- Exercise brief
In the listing that follows, retype every line from the first through the one containing "362,68 371,80 374,77". Pictures are to be left out.

★ ★ ★ ★ ★

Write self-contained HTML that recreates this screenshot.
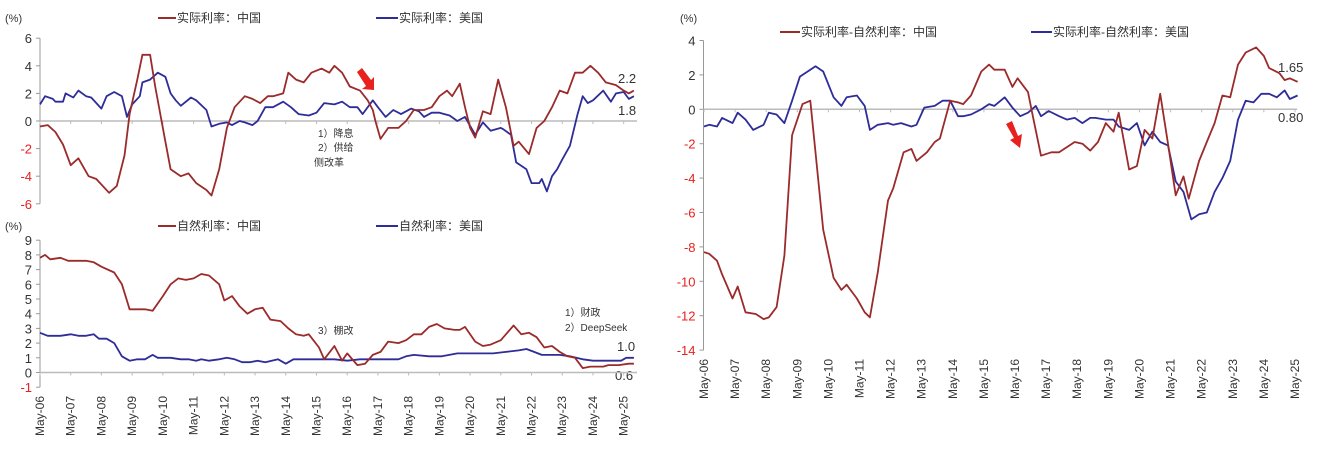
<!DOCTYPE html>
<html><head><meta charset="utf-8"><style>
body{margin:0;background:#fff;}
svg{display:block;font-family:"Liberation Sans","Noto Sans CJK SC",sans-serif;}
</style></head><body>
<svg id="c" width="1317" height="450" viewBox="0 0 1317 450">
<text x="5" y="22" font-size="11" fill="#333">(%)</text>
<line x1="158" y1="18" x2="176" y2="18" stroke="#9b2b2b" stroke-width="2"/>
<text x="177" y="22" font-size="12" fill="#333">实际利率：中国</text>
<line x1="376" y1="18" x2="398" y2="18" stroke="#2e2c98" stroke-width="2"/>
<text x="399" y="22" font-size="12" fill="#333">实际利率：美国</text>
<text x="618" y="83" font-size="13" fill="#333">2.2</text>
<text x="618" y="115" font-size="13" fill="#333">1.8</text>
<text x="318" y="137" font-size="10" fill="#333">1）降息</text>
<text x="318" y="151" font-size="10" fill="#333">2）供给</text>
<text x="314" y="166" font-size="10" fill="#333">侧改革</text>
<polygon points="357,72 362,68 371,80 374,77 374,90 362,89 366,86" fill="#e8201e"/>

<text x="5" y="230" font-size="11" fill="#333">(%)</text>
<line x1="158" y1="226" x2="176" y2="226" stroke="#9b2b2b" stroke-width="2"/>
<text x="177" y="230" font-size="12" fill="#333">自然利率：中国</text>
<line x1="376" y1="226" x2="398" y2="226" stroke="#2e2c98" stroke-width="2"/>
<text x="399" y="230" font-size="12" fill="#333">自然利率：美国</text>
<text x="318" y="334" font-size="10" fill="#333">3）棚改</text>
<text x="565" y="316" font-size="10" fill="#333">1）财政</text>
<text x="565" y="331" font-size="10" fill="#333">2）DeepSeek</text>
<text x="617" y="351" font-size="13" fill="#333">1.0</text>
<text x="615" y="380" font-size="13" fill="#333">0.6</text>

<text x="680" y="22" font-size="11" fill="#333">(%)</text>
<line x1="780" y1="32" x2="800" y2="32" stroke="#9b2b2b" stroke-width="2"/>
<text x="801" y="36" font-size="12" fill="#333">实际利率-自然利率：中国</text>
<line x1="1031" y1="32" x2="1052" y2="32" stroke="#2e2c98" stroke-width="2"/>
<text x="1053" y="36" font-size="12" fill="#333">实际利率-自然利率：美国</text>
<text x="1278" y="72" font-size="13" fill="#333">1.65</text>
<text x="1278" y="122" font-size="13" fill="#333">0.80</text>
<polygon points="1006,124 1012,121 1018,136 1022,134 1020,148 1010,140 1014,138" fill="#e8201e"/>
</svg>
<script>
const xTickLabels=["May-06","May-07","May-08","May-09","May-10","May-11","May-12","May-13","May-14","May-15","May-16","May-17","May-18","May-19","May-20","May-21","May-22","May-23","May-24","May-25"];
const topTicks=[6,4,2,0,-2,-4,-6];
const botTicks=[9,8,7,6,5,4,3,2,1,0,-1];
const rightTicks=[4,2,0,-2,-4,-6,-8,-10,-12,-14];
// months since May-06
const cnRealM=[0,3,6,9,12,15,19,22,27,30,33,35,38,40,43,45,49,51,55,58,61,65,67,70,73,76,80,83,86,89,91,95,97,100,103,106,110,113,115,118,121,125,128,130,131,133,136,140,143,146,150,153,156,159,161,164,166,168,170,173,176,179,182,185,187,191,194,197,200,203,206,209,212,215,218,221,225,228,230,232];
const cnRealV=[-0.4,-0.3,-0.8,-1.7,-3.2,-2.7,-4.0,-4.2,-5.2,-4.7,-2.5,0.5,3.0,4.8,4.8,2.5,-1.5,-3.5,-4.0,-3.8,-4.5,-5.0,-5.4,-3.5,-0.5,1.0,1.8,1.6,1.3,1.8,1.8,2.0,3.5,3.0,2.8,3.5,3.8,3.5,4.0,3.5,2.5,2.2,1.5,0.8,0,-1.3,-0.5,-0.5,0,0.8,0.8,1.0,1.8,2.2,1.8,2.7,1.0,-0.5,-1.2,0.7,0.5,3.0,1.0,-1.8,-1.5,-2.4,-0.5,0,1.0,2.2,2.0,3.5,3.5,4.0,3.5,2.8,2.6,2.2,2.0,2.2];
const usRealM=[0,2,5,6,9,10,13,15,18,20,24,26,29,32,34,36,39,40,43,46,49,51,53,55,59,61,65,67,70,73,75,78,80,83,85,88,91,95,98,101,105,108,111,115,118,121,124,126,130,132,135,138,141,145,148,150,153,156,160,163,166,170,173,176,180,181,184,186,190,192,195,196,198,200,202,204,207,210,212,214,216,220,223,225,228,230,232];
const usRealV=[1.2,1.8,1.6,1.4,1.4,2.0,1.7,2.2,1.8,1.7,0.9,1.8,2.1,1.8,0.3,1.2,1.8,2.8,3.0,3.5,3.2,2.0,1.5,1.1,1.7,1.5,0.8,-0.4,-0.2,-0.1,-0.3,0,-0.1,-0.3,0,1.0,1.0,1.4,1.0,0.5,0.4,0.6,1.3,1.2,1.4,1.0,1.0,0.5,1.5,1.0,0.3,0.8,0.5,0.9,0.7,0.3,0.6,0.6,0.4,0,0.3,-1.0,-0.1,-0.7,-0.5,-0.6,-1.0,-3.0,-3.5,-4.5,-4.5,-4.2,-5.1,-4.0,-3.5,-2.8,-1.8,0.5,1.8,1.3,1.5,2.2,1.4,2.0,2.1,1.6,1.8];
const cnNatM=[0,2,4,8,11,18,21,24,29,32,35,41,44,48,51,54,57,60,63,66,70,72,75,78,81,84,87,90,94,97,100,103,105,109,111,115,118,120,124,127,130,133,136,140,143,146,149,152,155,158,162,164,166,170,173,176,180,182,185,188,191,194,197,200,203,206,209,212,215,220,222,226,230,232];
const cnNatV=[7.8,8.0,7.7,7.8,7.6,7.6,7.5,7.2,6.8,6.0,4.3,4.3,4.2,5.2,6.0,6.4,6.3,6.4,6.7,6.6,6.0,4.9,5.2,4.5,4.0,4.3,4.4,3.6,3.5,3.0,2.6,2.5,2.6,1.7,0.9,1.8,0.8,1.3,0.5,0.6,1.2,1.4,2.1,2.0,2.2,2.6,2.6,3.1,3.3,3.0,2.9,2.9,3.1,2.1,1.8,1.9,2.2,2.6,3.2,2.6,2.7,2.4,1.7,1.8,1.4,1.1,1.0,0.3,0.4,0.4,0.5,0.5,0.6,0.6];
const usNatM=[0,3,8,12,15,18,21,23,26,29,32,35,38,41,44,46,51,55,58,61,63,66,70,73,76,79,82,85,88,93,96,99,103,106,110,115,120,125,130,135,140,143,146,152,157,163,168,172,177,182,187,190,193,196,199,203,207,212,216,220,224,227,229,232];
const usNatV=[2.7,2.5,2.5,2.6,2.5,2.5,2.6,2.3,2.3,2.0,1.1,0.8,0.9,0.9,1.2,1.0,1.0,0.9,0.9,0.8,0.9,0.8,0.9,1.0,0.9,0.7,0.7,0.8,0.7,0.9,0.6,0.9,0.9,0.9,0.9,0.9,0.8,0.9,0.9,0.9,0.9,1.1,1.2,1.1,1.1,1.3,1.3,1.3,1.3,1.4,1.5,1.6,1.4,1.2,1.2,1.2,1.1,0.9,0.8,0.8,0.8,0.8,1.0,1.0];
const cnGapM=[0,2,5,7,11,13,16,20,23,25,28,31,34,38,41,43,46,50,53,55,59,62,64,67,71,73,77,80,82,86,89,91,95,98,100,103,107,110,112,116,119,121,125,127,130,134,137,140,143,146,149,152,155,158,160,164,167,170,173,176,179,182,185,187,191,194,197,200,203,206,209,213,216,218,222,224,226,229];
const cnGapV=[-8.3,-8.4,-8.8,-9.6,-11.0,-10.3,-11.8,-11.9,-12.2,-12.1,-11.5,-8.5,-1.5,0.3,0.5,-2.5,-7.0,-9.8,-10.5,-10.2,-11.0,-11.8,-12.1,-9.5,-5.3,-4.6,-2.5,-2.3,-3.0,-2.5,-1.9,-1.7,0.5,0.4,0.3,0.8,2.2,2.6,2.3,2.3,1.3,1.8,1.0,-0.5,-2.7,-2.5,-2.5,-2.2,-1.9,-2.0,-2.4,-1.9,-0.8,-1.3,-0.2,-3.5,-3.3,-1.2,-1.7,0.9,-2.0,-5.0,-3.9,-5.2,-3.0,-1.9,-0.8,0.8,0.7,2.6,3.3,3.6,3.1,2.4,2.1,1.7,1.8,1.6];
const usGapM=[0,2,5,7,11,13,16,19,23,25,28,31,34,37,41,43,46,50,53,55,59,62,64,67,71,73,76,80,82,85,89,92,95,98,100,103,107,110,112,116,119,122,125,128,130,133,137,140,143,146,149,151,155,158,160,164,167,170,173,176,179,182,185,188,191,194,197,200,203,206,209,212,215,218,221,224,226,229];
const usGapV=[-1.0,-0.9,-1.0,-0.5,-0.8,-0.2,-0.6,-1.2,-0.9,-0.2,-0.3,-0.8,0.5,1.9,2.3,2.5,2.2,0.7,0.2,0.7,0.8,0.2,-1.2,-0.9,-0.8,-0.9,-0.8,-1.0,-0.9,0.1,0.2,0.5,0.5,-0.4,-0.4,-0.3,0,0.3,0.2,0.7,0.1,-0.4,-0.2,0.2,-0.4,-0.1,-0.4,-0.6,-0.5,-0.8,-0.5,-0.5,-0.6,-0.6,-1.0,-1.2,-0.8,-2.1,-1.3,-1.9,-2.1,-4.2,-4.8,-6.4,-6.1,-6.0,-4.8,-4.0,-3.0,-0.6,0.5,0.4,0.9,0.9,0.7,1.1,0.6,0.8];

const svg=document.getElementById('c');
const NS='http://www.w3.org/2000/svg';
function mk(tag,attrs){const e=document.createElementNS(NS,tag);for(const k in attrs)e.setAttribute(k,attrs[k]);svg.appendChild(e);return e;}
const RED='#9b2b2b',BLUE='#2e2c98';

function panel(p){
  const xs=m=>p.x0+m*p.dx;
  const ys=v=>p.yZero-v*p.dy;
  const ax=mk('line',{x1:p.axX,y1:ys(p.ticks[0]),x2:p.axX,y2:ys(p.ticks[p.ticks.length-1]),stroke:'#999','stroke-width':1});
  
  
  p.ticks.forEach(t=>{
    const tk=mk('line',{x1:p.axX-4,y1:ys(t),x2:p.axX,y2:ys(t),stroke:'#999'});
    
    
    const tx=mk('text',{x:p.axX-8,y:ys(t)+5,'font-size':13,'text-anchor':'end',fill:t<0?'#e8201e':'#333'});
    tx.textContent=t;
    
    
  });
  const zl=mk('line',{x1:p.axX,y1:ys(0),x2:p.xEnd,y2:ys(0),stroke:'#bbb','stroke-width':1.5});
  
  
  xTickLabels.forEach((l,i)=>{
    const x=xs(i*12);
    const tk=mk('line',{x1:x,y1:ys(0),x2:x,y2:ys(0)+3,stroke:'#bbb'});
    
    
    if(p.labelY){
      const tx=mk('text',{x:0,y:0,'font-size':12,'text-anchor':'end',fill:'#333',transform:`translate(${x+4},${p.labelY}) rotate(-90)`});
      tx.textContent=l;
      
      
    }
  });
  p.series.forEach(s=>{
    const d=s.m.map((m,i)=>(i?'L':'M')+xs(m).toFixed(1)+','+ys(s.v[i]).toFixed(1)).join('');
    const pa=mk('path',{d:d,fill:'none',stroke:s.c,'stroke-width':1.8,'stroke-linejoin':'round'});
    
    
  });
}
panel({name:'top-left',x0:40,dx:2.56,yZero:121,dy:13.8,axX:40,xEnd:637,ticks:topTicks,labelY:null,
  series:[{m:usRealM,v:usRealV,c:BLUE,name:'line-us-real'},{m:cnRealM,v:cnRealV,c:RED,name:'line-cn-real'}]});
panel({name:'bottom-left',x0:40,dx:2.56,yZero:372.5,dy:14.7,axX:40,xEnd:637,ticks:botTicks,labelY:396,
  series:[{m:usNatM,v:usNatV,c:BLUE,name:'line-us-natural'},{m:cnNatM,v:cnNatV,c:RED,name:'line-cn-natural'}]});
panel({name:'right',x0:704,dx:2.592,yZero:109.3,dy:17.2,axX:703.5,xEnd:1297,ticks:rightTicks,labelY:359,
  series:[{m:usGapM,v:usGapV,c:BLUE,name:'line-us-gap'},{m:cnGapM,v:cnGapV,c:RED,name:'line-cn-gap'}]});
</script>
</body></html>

★ ★ ★ ★ ★

- Completed task
Write self-contained HTML that recreates this screenshot.
<!DOCTYPE html>
<html><head><meta charset="utf-8"><style>
body{margin:0;background:#fff;}
svg{display:block;font-family:"Liberation Sans","Noto Sans CJK SC",sans-serif;}
</style></head><body>
<svg id="c" width="1317" height="450" viewBox="0 0 1317 450">
<text x="5" y="22" font-size="11" fill="#333">(%)</text>
<line x1="158" y1="18" x2="176" y2="18" stroke="#9b2b2b" stroke-width="2"/>
<text x="177" y="22" font-size="12" fill="#333">实际利率：中国</text>
<line x1="376" y1="18" x2="398" y2="18" stroke="#2e2c98" stroke-width="2"/>
<text x="399" y="22" font-size="12" fill="#333">实际利率：美国</text>
<text x="618" y="83" font-size="13" fill="#333">2.2</text>
<text x="618" y="115" font-size="13" fill="#333">1.8</text>
<text x="318" y="137" font-size="10" fill="#333">1）降息</text>
<text x="318" y="151" font-size="10" fill="#333">2）供给</text>
<text x="314" y="166" font-size="10" fill="#333">侧改革</text>
<polygon points="357,72 362,68 371,80 374,77 374,90 362,89 366,86" fill="#e8201e"/>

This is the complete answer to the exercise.